▶ What you will do
Set all the material down again unchanged, without the pictures.

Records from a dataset
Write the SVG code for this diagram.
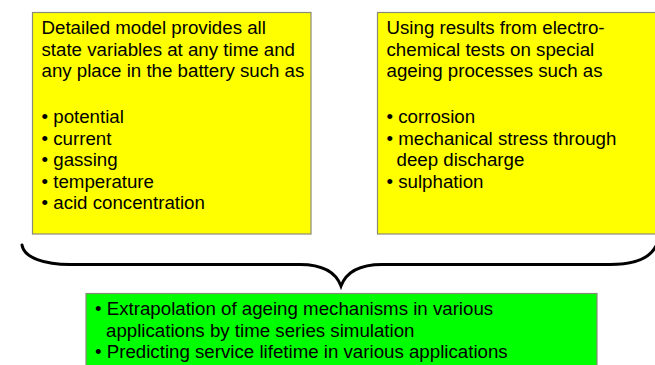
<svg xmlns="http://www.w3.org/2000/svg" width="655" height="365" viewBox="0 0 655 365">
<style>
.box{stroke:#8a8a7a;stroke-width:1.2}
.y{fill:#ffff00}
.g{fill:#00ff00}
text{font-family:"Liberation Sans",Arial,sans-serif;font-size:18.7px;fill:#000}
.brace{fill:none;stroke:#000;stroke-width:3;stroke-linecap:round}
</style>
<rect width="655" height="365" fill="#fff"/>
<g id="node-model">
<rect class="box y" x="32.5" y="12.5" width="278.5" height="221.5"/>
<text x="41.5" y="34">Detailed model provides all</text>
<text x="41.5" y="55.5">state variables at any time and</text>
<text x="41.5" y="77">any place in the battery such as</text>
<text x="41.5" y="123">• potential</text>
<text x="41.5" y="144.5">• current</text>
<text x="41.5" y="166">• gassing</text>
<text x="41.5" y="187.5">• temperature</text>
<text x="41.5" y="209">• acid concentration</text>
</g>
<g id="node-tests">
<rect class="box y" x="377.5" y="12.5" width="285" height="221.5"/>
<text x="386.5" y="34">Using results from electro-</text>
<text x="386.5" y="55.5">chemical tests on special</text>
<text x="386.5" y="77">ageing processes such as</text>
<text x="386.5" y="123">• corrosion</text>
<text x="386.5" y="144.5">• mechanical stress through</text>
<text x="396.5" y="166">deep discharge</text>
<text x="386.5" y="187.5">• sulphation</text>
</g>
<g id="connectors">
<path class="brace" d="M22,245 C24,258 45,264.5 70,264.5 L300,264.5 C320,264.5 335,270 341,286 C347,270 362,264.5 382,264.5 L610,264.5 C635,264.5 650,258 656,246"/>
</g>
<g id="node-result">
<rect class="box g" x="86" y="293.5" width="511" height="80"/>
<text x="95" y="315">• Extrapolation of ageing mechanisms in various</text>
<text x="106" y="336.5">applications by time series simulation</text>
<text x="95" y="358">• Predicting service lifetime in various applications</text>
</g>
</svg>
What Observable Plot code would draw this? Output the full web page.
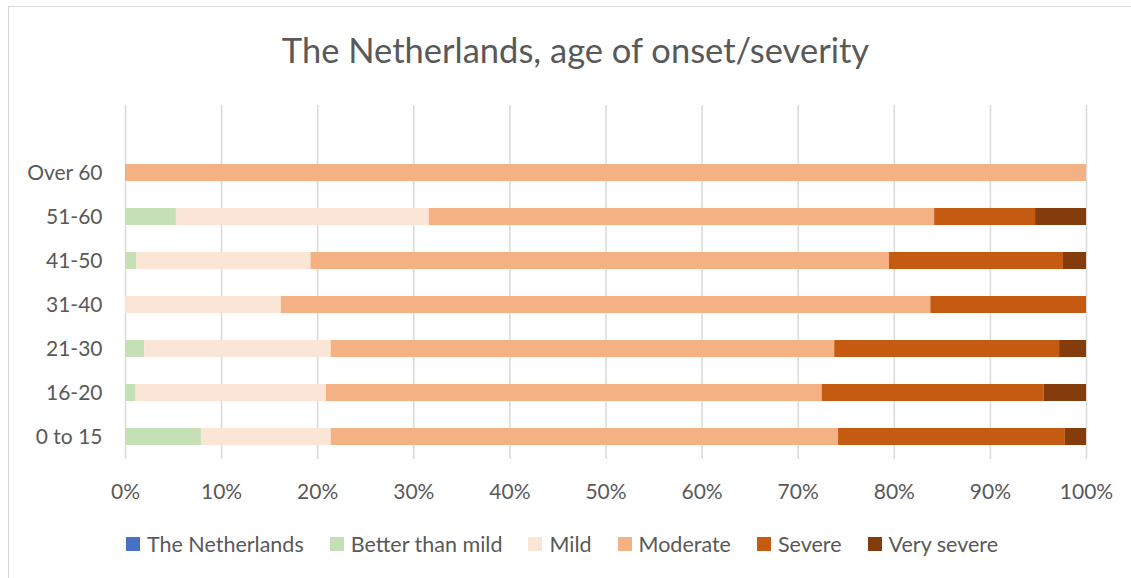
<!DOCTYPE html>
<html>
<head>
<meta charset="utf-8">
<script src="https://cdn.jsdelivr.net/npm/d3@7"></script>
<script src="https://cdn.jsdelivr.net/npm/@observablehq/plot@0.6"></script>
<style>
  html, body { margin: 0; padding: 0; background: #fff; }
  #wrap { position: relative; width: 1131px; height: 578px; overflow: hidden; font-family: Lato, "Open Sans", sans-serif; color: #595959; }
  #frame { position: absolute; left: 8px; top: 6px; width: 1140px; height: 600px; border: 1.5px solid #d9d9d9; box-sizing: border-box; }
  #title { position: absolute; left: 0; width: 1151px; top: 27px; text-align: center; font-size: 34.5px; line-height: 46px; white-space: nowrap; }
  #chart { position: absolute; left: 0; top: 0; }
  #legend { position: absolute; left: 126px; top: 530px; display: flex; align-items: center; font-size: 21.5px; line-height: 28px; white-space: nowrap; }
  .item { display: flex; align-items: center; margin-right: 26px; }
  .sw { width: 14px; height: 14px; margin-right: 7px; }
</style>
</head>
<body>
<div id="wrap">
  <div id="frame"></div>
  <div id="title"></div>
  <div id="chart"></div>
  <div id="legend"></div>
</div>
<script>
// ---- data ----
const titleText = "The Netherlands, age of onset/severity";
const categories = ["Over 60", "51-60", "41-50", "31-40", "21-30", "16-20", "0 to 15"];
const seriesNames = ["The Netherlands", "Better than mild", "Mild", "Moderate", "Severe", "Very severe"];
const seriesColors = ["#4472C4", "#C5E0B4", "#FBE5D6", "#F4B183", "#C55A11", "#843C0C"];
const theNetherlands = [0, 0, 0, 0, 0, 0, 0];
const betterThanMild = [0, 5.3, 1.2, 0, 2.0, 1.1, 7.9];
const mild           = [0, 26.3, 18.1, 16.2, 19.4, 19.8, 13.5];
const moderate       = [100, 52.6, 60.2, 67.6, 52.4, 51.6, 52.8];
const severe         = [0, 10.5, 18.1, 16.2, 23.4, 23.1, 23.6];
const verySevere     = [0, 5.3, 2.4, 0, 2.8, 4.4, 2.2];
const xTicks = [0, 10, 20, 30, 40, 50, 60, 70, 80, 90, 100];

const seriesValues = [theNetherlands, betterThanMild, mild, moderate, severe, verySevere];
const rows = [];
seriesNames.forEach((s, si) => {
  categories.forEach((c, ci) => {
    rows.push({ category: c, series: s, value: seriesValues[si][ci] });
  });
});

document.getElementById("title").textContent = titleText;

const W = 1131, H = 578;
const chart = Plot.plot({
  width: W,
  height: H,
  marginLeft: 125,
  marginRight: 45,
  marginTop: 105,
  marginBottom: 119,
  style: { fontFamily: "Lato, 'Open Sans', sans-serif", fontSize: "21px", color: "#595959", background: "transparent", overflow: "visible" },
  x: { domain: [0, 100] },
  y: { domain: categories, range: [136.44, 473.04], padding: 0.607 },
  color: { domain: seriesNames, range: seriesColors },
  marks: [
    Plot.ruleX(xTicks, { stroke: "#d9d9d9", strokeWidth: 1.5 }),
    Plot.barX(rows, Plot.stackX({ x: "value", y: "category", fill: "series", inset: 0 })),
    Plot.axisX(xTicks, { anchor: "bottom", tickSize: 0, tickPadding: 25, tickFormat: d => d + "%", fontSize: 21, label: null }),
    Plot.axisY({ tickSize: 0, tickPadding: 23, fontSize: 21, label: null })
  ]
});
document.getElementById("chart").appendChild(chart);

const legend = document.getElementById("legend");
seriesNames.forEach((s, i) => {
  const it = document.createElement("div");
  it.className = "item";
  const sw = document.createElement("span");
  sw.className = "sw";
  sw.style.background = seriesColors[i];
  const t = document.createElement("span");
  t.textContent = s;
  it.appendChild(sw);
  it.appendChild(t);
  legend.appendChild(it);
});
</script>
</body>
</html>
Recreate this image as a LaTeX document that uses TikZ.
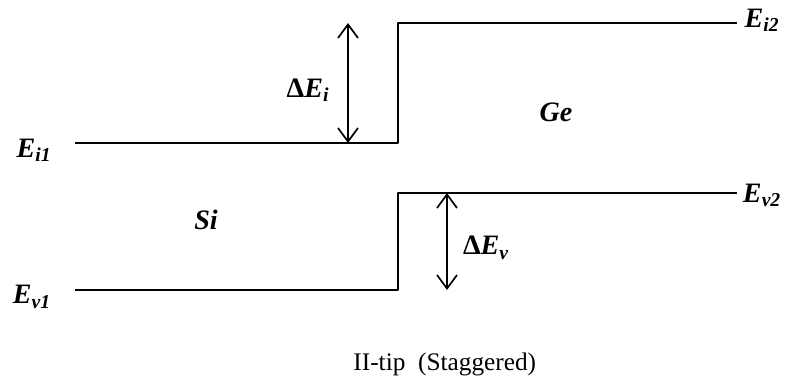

▶ Written answer
Write the SVG code for this diagram.
<svg xmlns="http://www.w3.org/2000/svg" width="655" height="365" viewBox="0 0 655 365">
<style>
.box{stroke:#8a8a7a;stroke-width:1.2}
.y{fill:#ffff00}
.g{fill:#00ff00}
text{font-family:"Liberation Sans",Arial,sans-serif;font-size:18.7px;fill:#000}
.brace{fill:none;stroke:#000;stroke-width:3;stroke-linecap:round}
</style>
<rect width="655" height="365" fill="#fff"/>
<g id="node-model">
<rect class="box y" x="32.5" y="12.5" width="278.5" height="221.5"/>
<text x="41.5" y="34">Detailed model provides all</text>
<text x="41.5" y="55.5">state variables at any time and</text>
<text x="41.5" y="77">any place in the battery such as</text>
<text x="41.5" y="123">• potential</text>
<text x="41.5" y="144.5">• current</text>
<text x="41.5" y="166">• gassing</text>
<text x="41.5" y="187.5">• temperature</text>
<text x="41.5" y="209">• acid concentration</text>
</g>
<g id="node-tests">
<rect class="box y" x="377.5" y="12.5" width="285" height="221.5"/>
<text x="386.5" y="34">Using results from electro-</text>
<text x="386.5" y="55.5">chemical tests on special</text>
<text x="386.5" y="77">ageing processes such as</text>
<text x="386.5" y="123">• corrosion</text>
<text x="386.5" y="144.5">• mechanical stress through</text>
<text x="396.5" y="166">deep discharge</text>
<text x="386.5" y="187.5">• sulphation</text>
</g>
<g id="connectors">
<path class="brace" d="M22,245 C24,258 45,264.5 70,264.5 L300,264.5 C320,264.5 335,270 341,286 C347,270 362,264.5 382,264.5 L610,264.5 C635,264.5 650,258 656,246"/>
</g>
<g id="node-result">
<rect class="box g" x="86" y="293.5" width="511" height="80"/>
<text x="95" y="315">• Extrapolation of ageing mechanisms in various</text>
<text x="106" y="336.5">applications by time series simulation</text>
<text x="95" y="358">• Predicting service lifetime in various applications</text>
</g>
</svg>
What Observable Plot code would draw this? Output the full web page.
<!DOCTYPE html>
<html>
<head>
<meta charset="utf-8">
<script src="https://cdn.jsdelivr.net/npm/d3@7"></script>
<script src="https://cdn.jsdelivr.net/npm/@observablehq/plot@0.6"></script>
<style>
  html, body { margin: 0; padding: 0; background: #fff; }
  #wrap { position: relative; width: 1131px; height: 578px; overflow: hidden; font-family: Lato, "Open Sans", sans-serif; color: #595959; }
  #frame { position: absolute; left: 8px; top: 6px; width: 1140px; height: 600px; border: 1.5px solid #d9d9d9; box-sizing: border-box; }
  #title { position: absolute; left: 0; width: 1151px; top: 27px; text-align: center; font-size: 34.5px; line-height: 46px; white-space: nowrap; }
  #chart { position: absolute; left: 0; top: 0; }
  #legend { position: absolute; left: 126px; top: 530px; display: flex; align-items: center; font-size: 21.5px; line-height: 28px; white-space: nowrap; }
  .item { display: flex; align-items: center; margin-right: 26px; }
  .sw { width: 14px; height: 14px; margin-right: 7px; }
</style>
</head>
<body>
<div id="wrap">
  <div id="frame"></div>
  <div id="title"></div>
  <div id="chart"></div>
  <div id="legend"></div>
</div>
<script>
// ---- data ----
const titleText = "The Netherlands, age of onset/severity";
const categories = ["Over 60", "51-60", "41-50", "31-40", "21-30", "16-20", "0 to 15"];
const seriesNames = ["The Netherlands", "Better than mild", "Mild", "Moderate", "Severe", "Very severe"];
const seriesColors = ["#4472C4", "#C5E0B4", "#FBE5D6", "#F4B183", "#C55A11", "#843C0C"];
const theNetherlands = [0, 0, 0, 0, 0, 0, 0];
const betterThanMild = [0, 5.3, 1.2, 0, 2.0, 1.1, 7.9];
const mild           = [0, 26.3, 18.1, 16.2, 19.4, 19.8, 13.5];
const moderate       = [100, 52.6, 60.2, 67.6, 52.4, 51.6, 52.8];
const severe         = [0, 10.5, 18.1, 16.2, 23.4, 23.1, 23.6];
const verySevere     = [0, 5.3, 2.4, 0, 2.8, 4.4, 2.2];
const xTicks = [0, 10, 20, 30, 40, 50, 60, 70, 80, 90, 100];

const seriesValues = [theNetherlands, betterThanMild, mild, moderate, severe, verySevere];
const rows = [];
seriesNames.forEach((s, si) => {
  categories.forEach((c, ci) => {
    rows.push({ category: c, series: s, value: seriesValues[si][ci] });
  });
});

document.getElementById("title").textContent = titleText;

const W = 1131, H = 578;
const chart = Plot.plot({
  width: W,
  height: H,
  marginLeft: 125,
  marginRight: 45,
  marginTop: 105,
  marginBottom: 119,
  style: { fontFamily: "Lato, 'Open Sans', sans-serif", fontSize: "21px", color: "#595959", background: "transparent", overflow: "visible" },
  x: { domain: [0, 100] },
  y: { domain: categories, range: [136.44, 473.04], padding: 0.607 },
  color: { domain: seriesNames, range: seriesColors },
  marks: [
    Plot.ruleX(xTicks, { stroke: "#d9d9d9", strokeWidth: 1.5 }),
    Plot.barX(rows, Plot.stackX({ x: "value", y: "category", fill: "series", inset: 0 })),
    Plot.axisX(xTicks, { anchor: "bottom", tickSize: 0, tickPadding: 25, tickFormat: d => d + "%", fontSize: 21, label: null }),
    Plot.axisY({ tickSize: 0, tickPadding: 23, fontSize: 21, label: null })
  ]
});
document.getElementById("chart").appendChild(chart);

const legend = document.getElementById("legend");
seriesNames.forEach((s, i) => {
  const it = document.createElement("div");
  it.className = "item";
  const sw = document.createElement("span");
  sw.className = "sw";
  sw.style.background = seriesColors[i];
  const t = document.createElement("span");
  t.textContent = s;
  it.appendChild(sw);
  it.appendChild(t);
  legend.appendChild(it);
});
</script>
</body>
</html>
Recreate this image as a LaTeX document that uses TikZ.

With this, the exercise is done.